• _Provided data_
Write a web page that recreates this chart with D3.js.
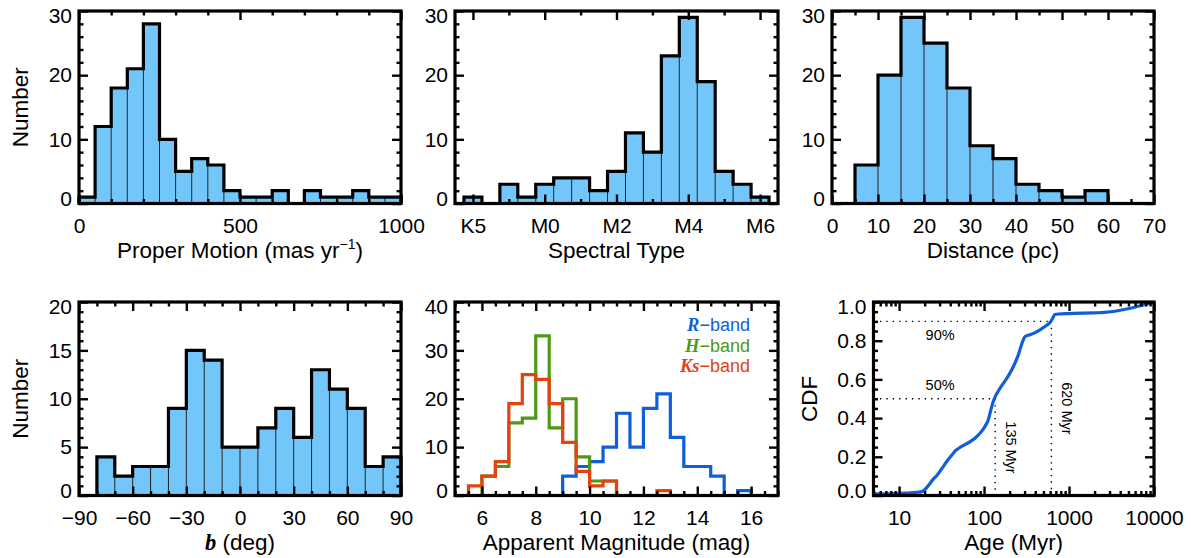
<!DOCTYPE html>
<html><head><meta charset="utf-8">
<script src="https://cdn.jsdelivr.net/npm/d3@7"></script>
<style>
body{margin:0;background:#fff}
svg{display:block}
</style></head><body>
<svg id="c" width="1191" height="558"></svg>
<script>
// ---------------- DATA ----------------
const pmEdges  = [0,50,100,150,200,250,300,350,400,450,500,550,600,650,700,750,800,850,900,950,1000];
const pmCounts = [1,12,18,21,28,10,5,7,6,2,1,1,2,0,2,1,1,2,1,1];

const spCenters = [-2,-1.5,-1,-0.5,0,0.5,1,1.5,2,2.5,3,3.5,4,4.5,5,5.5,6];
const spCounts  = [1,0,3,1,3,4,4,2,5,11,8,23,29,19,5,3,1];
const spTickValues = [-2,0,2,4,6];
const spTickLabels = ["K5","M0","M2","M4","M6"];

const distEdges  = [5,10,15,20,25,30,35,40,45,50,55,60];
const distCounts = [6,20,29,25,18,9,7,3,2,1,2];

const bEdges  = [-90,-80,-70,-60,-50,-40,-30,-20,-10,0,10,20,30,40,50,60,70,80,90];
const bCounts = [0,4,2,3,3,9,15,14,5,5,7,9,6,13,11,9,3,4];

const magEdges = [5.5,6,6.5,7,7.5,8,8.5,9,9.5,10,10.5,11,11.5,12,12.5,13,13.5,14,14.5,15,15.5,16];
const magR  = [0,0,0,0,0,0,0,4,6,7,10,17,10,18,21,12,6,6,4,0,1];
const magH  = [0,4,6,15,16,33,14,20,8,3,3,0,0,0,0,0,0,0,0,0,0];
const magKs = [2,4,7,19,25,24,19,11,5,2,3,0,0,0,1,0,0,0,0,0,0];
const bandNames = ["R","H","Ks"];

const ageMyr = [5,8,12,16,18.5,20,22,25,28,32,37,42,46,50,58,68,80,95,105,112,120,128,135,145,160,185,215,250,290,305,340,400,470,540,600,640,680,750,1000,1500,2000,2600,3300,4300,5300,6500,8000,10000];
const cdfVal = [0.008,0.009,0.012,0.016,0.02,0.03,0.05,0.082,0.105,0.14,0.18,0.21,0.232,0.243,0.26,0.277,0.30,0.335,0.365,0.39,0.44,0.485,0.51,0.535,0.565,0.605,0.655,0.72,0.805,0.822,0.83,0.842,0.86,0.878,0.895,0.915,0.935,0.938,0.94,0.942,0.944,0.946,0.951,0.96,0.968,0.978,0.988,0.998];
const cdfMarks = [{age:135, level:0.5, pct:"50%", lab:"135 Myr", pctAbove:true},{age:620, level:0.9, pct:"90%", lab:"620 Myr", pctAbove:false}];

// ---------------- STYLE ----------------
const FONT = '"Liberation Sans", Arial, Helvetica, sans-serif';
const SERIF = '"Liberation Serif", "Times New Roman", Times, serif';
const TICK_FS = 21, TITLE_FS = 22.5;
const FILL = "#72c6fa";
const BLUE = "#0f5fd8", GREEN = "#4f9a10", RED = "#e4420e";
const MAJ = 9, MIN = 4.5;

const svg = d3.select("#c");

function panel(x0, y0){ return svg.append("g").attr("transform", `translate(${x0},${y0})`); }

function axes(g, x, y, o){
  const w = x.range()[1], h = y.range()[0];
  const style = s => {
    s.select(".domain").remove();
    s.selectAll(".tick line").attr("stroke","#000").attr("stroke-width",2.4);
    s.selectAll(".tick text").attr("fill","#000").attr("font-size",TICK_FS).attr("font-family",FONT);
  };
  const mk = (ax, vals, size, fmt, pad) => ax.tickValues(vals).tickSize(size).tickFormat(fmt || (()=>"")).tickPadding(pad||0);
  g.append("g").attr("transform",`translate(0,${h})`).call(mk(d3.axisBottom(x), o.xMajor, -MAJ, o.xFmt, 14.5)).call(style);
  g.append("g").attr("transform",`translate(0,${h})`).call(mk(d3.axisBottom(x), o.xMinor, -MIN)).call(style);
  g.append("g").call(mk(d3.axisTop(x), o.xMajor, -MAJ)).call(style);
  g.append("g").call(mk(d3.axisTop(x), o.xMinor, -MIN)).call(style);
  const la = g.append("g").call(mk(d3.axisLeft(y), o.yMajor, -MAJ, o.yFmt, 7)).call(style);
  const t = la.selectAll(".tick text"); const n = t.size();
  t.attr("y", (d,i)=> i===0 ? -5 : (i===n-1 ? 5 : 0));
  g.append("g").call(mk(d3.axisLeft(y), o.yMinor, -MIN)).call(style);
  g.append("g").attr("transform",`translate(${w},0)`).call(mk(d3.axisRight(y), o.yMajor, -MAJ)).call(style);
  g.append("g").attr("transform",`translate(${w},0)`).call(mk(d3.axisRight(y), o.yMinor, -MIN)).call(style);
  g.append("rect").attr("width",w).attr("height",h).attr("fill","none").attr("stroke","#000").attr("stroke-width",3.2);
}

function stepPts(edges, counts){
  const pts = [[edges[0],0]];
  counts.forEach((c,i)=>pts.push([edges[i],c]));
  pts.push([edges[edges.length-1], counts[counts.length-1]]);
  pts.push([edges[edges.length-1], 0]);
  return pts;
}
function stepLine(x,y){ return d3.line().x(d=>x(d[0])).y(d=>y(d[1])).curve(d3.curveStepAfter); }

function hist(g, x, y, edges, counts){
  const bins = counts.map((c,i)=>({x0:edges[i], x1:edges[i+1], c}));
  g.append("g").selectAll("rect").data(bins.filter(d=>d.c>0)).join("rect")
    .attr("x", d=>x(d.x0)).attr("y", d=>y(d.c))
    .attr("width", d=>x(d.x1)-x(d.x0)).attr("height", d=>y(0)-y(d.c))
    .attr("fill", FILL);
  const div = [];
  for(let i=1;i<bins.length;i++){ const m = Math.min(bins[i-1].c, bins[i].c); if(m>0) div.push({e:edges[i], m}); }
  g.append("g").selectAll("line").data(div).join("line")
    .attr("x1",d=>x(d.e)).attr("x2",d=>x(d.e)).attr("y1",y(0)).attr("y2",d=>y(d.m))
    .attr("stroke","#222").attr("stroke-width",1);
  g.append("path").attr("d", stepLine(x,y)(stepPts(edges,counts)))
    .attr("fill","none").attr("stroke","#000").attr("stroke-width",3.2).attr("stroke-linejoin","miter");
}

function xTitle(g, w, h, build){
  const t = g.append("text").attr("x", w/2).attr("y", h+54).attr("text-anchor","middle")
    .attr("font-family",FONT).attr("font-size",TITLE_FS).attr("fill","#000");
  build(t);
}
function yTitle(g, h, xpos, str){
  g.append("text").attr("transform",`translate(${xpos},${h/2}) rotate(-90)`).attr("text-anchor","middle")
    .attr("font-family",FONT).attr("font-size",TITLE_FS).attr("fill","#000").text(str);
}

const TOPY = 11, TOPH = 192.5, BOTY = 302, BOTH = 193.5;
const r10 = (a,b,s) => d3.range(a,b+1e-9,s);
const notIn = (arr, maj) => arr.filter(v=>!maj.some(m=>Math.abs(m-v)<1e-9));
const fmtInt = d3.format("d");
const fmtMinus = d => (d<0 ? "\u2212"+Math.abs(d) : String(d));

// ---------- Panel 1: proper motion ----------
{
  const x0=79, w=322, g=panel(x0,TOPY);
  const x=d3.scaleLinear().domain([0,1000]).range([0,w]);
  const y=d3.scaleLinear().domain([0,30]).range([TOPH,0]);
  hist(g,x,y,pmEdges,pmCounts);
  const xMajor=[0,500,1000], yMajor=[0,10,20,30];
  axes(g,x,y,{xMajor, xMinor:notIn(r10(0,1000,100),xMajor), xFmt:fmtInt, yMajor, yMinor:notIn(r10(0,30,2),yMajor), yFmt:fmtInt});
  xTitle(g,w,TOPH,t=>{ t.append("tspan").text("Proper Motion (mas yr");
    t.append("tspan").attr("font-size",14).attr("dy",-9).text("\u22121");
    t.append("tspan").attr("dy",9).text(")"); });
  yTitle(g,TOPH,27.5-x0,"Number");
}
// ---------- Panel 2: spectral type ----------
{
  const x0=455, w=323, g=panel(x0,TOPY);
  const x=d3.scaleLinear().domain([-2.5,6.5]).range([0,w]);
  const y=d3.scaleLinear().domain([0,30]).range([TOPH,0]);
  const half = (spCenters[1]-spCenters[0])/2;
  const edges = spCenters.map(c=>c-half).concat([spCenters[spCenters.length-1]+half]);
  hist(g,x,y,edges,spCounts);
  const yMajor=[0,10,20,30];
  axes(g,x,y,{xMajor:spTickValues, xMinor:[-1,1,3,5], xFmt:d=>spTickLabels[spTickValues.indexOf(d)], yMajor, yMinor:notIn(r10(0,30,2),yMajor), yFmt:fmtInt});
  xTitle(g,w,TOPH,t=>t.text("Spectral Type"));
}
// ---------- Panel 3: distance ----------
{
  const x0=832, w=322, g=panel(x0,TOPY);
  const x=d3.scaleLinear().domain([0,70]).range([0,w]);
  const y=d3.scaleLinear().domain([0,30]).range([TOPH,0]);
  hist(g,x,y,distEdges,distCounts);
  const xMajor=r10(0,70,10), yMajor=[0,10,20,30];
  axes(g,x,y,{xMajor, xMinor:notIn(r10(0,70,5),xMajor), xFmt:fmtInt, yMajor, yMinor:notIn(r10(0,30,2),yMajor), yFmt:fmtInt});
  xTitle(g,w,TOPH,t=>t.text("Distance (pc)"));
}
// ---------- Panel 4: galactic latitude ----------
{
  const x0=79, w=322, g=panel(x0,BOTY);
  const x=d3.scaleLinear().domain([-90,90]).range([0,w]);
  const y=d3.scaleLinear().domain([0,20]).range([BOTH,0]);
  hist(g,x,y,bEdges,bCounts);
  const xMajor=r10(-90,90,30), yMajor=r10(0,20,5);
  axes(g,x,y,{xMajor, xMinor:notIn(r10(-90,90,10),xMajor), xFmt:fmtMinus, yMajor, yMinor:notIn(r10(0,20,1),yMajor), yFmt:fmtInt});
  xTitle(g,w,BOTH,t=>{ t.append("tspan").attr("font-family",SERIF).attr("font-weight","bold").attr("font-style","italic").text("b");
    t.append("tspan").text(" (deg)"); });
  yTitle(g,BOTH,27.5-x0,"Number");
}
// ---------- Panel 5: apparent magnitudes ----------
{
  const x0=455, w=323, g=panel(x0,BOTY);
  const x=d3.scaleLinear().domain([5,17]).range([0,w]);
  const y=d3.scaleLinear().domain([0,40]).range([BOTH,0]);
  const series=[{c:magR,col:BLUE},{c:magH,col:GREEN},{c:magKs,col:RED}];
  const line=stepLine(x,y);
  g.append("g").selectAll("path").data(series).join("path")
    .attr("d",d=>line(stepPts(magEdges,d.c))).attr("fill","none")
    .attr("stroke",d=>d.col).attr("stroke-width",3.2).attr("stroke-linejoin","miter");
  const xMajor=r10(6,16,2), yMajor=r10(0,40,10);
  axes(g,x,y,{xMajor, xMinor:notIn(r10(5,17,0.5),xMajor), xFmt:fmtInt, yMajor, yMinor:notIn(r10(0,40,2),yMajor), yFmt:fmtInt});
  xTitle(g,w,BOTH,t=>t.text("Apparent Magnitude (mag)"));
  const cols=[BLUE,GREEN,RED];
  const lg=g.append("g");
  bandNames.forEach((nm,i)=>{
    const t=lg.append("text").attr("x",295).attr("y",29.3+i*20.2).attr("text-anchor","end")
      .attr("font-family",FONT).attr("font-size",18).attr("fill",cols[i]);
    t.append("tspan").attr("font-family",SERIF).attr("font-weight","bold").attr("font-style","italic").attr("font-size",18.5).text(nm);
    t.append("tspan").text("\u2212band");
  });
}
// ---------- Panel 6: age CDF ----------
{
  const x0=873.5, w=280.5, g=panel(x0,BOTY);
  const x=d3.scaleLog().domain([5,10000]).range([0,w]);
  const y=d3.scaleLinear().domain([0,1]).range([BOTH,0]);
  const dots=g.append("g").attr("stroke","#000").attr("stroke-width",1.4).attr("stroke-dasharray","1.4,5");
  cdfMarks.forEach(m=>{
    dots.append("line").attr("x1",0).attr("x2",x(m.age)).attr("y1",y(m.level)).attr("y2",y(m.level));
    dots.append("line").attr("x1",x(m.age)).attr("x2",x(m.age)).attr("y1",y(m.level)).attr("y2",y(0));
  });
  g.append("path").datum(ageMyr.map((a,i)=>[a,cdfVal[i]]))
    .attr("d",d3.line().x(d=>x(d[0])).y(d=>y(d[1])).curve(d3.curveMonotoneX))
    .attr("fill","none").attr("stroke",BLUE).attr("stroke-width",3.2);
  cdfMarks.forEach(m=>{
    g.append("text").attr("x",x(10)+41).attr("y",y(m.level)+(m.pctAbove ? -9 : 19)).attr("text-anchor","middle")
      .attr("font-family",FONT).attr("font-size",14.5).attr("fill","#000").text(m.pct);
    const cy = m.age<300 ? y(0.248) : y(0.45);
    g.append("text").attr("transform",`translate(${x(m.age)+11},${cy}) rotate(90)`).attr("text-anchor","middle")
      .attr("font-family",FONT).attr("font-size",14.5).attr("fill","#000").text(m.lab);
  });
  const xMajor=[10,100,1000,10000];
  const xMinor=[5,6,7,8,9].concat([20,30,40,50,60,70,80,90],[200,300,400,500,600,700,800,900],[2000,3000,4000,5000,6000,7000,8000,9000]);
  const yMajor=[0,0.2,0.4,0.6,0.8,1.0];
  axes(g,x,y,{xMajor, xMinor, xFmt:d=>String(d), yMajor, yMinor:notIn(r10(0,1,0.05),yMajor), yFmt:d3.format(".1f")});
  xTitle(g,w,BOTH,t=>t.text("Age (Myr)"));
  yTitle(g,BOTH,817-x0,"CDF");
}
</script>
</body></html>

• _Written problem_
Pictures excluded, repeat exactly the lines from the top of the material through the line with "const pmCounts = [1,12,18,21,28,10,5,7,6,2,1,1,2,0,2,1,1,2,1,1];", including both of those lines.

• _Reply to the task_
Write a web page that recreates this chart with D3.js.
<!DOCTYPE html>
<html><head><meta charset="utf-8">
<script src="https://cdn.jsdelivr.net/npm/d3@7"></script>
<style>
body{margin:0;background:#fff}
svg{display:block}
</style></head><body>
<svg id="c" width="1191" height="558"></svg>
<script>
// ---------------- DATA ----------------
const pmEdges  = [0,50,100,150,200,250,300,350,400,450,500,550,600,650,700,750,800,850,900,950,1000];
const pmCounts = [1,12,18,21,28,10,5,7,6,2,1,1,2,0,2,1,1,2,1,1];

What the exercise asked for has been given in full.